We know them, they are in the office, are in our department, they are everywhere.
They are the slackers. They do little, hide a lot and get by while aggravating the hell out of us.
Slackers take credit for work done by others, pretending to have contributed.
Slackers are experts at appearing to be busy and engaged. We may all get equal credit or pay but the reality is that in a group of five, at least one will not make any meaningful contribution.
Take the Slack Out
The only way to deal with the slackers in our midst is by a combination of tight management and encouragement.
First, we must have an honest but polite discussion. Preferably one on one, but if you are on a team or group of some sorts, you can have a meeting and bring the topic up. Keep it on business terms, don’t attack the person.
Try language like the following;
We need everyone to participate equally in this department or on this project. It is not only fair but essential to have everyone share the work. Otherwise, we will be unable to accomplish our goals and will make appropriate changes to address the failures of those responsible. Make it clear there will be harsh consequences for failing to contribute meaningfully.
With the warning in place, you need to designate, if in management or request such from a manager, a specific task and a corresponding time line for completion. When you designate to a known slacker, you must be definitive in what and when it is expected. If you leave anything unclear you can be sure they will exploit it.
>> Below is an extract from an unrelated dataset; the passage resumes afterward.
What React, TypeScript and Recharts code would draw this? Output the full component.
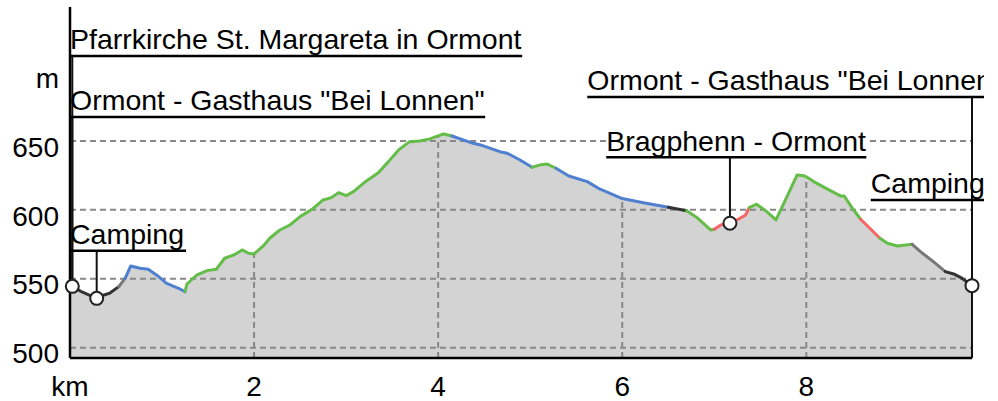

It may be easier, though tedious, to break down the task into tiny components with corresponding timelines, or to hand feed each piece. That leaves the slacker with very little wiggle room. You should engage the slacker, being sure they acknowledge they have what they need to do the task at hand. Then you need to monitor the progress according to the time line set.
Document any failures, you will need them.
If you are not in a management position then you must get the evidence and be tactful. Ask for a review or meeting and during that time of feedback you can say you are being held back by someone who is not carrying their weight. This is a time to identify the person and specify the failures. General, wishy-washy complaints will not work. If you want management to take action give them hard evidence!
The Effort is Worth It
We must acknowledge that in any setting there will be one or two who step up and do the lions share. That is a fact of life. However that being said, we should not allow ourselves to be taken advantage.
The main thrust is to grow and improve our situations, failure to address slackers is unacceptable.
If you can either expose a slacker and they contribute or are tossed out, you will reap benefits in productivity, not to mention the stress reduction!